With the G7 talks focusing heavily on Russia's war of aggression against Ukraine -- which continues attacks begun in 2014, and which has seen Russian President Vladimir Putin repeatedly threaten to use nuclear weapons -- the bishops implored leaders to "use the summit to center international attention on the importance of nuclear arms control and disarmament and demonstrate a global commitment to nonproliferation efforts."

"Rather than viewing the war in Ukraine as an overwhelming impediment toward making substantial progress, we view it instead as a clear demonstration of the absolute need to do so," they said.

Ukraine President Volodymyr Zelenskyy, who is expected to attend the G7 summit in person on May 21, unveiled a 10-point peace plan for Ukraine at the G20 summit in November 2022, prioritizing the complete withdrawal of Russian forces from Ukraine's internationally recognized territory; the release of all Ukrainians held captive or deported by Russia, including close to 19,400 children; nuclear safety amid Russian occupation of Ukraine's Zaporizhzhia Nuclear Power Plant, the largest nuclear plant in Europe; food and energy security; a tribunal for the approximately 80,000 war crimes committed by Russia since February 2022; and remediation for Russia's profound environmental damage to Ukraine due to air, soil and water contamination from munitions, as well as the loss of more than 6 million domestic animals.
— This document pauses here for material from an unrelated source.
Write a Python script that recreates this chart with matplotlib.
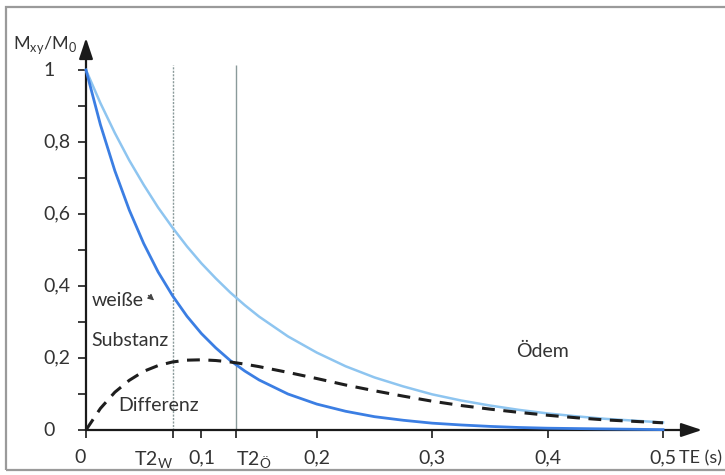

In their letter, the bishops encouraged the G7 leaders to acknowledge the "tremendous, long-lasting suffering" of the 1945 atomic bombings and of nuclear arms production and testing, to affirm the futility and inadmissibility of nuclear war, and to strive for global nuclear disarmament.

The bishops also "(reiterated) that serious talks should be restored" between the U.S. and Russia to renew the New Strategic Arms Reduction Treaty -- Russia's participation in which was suspended by Putin in February -- and called on leaders to "enter into serious multilateral negotiations leading to nuclear disarmament."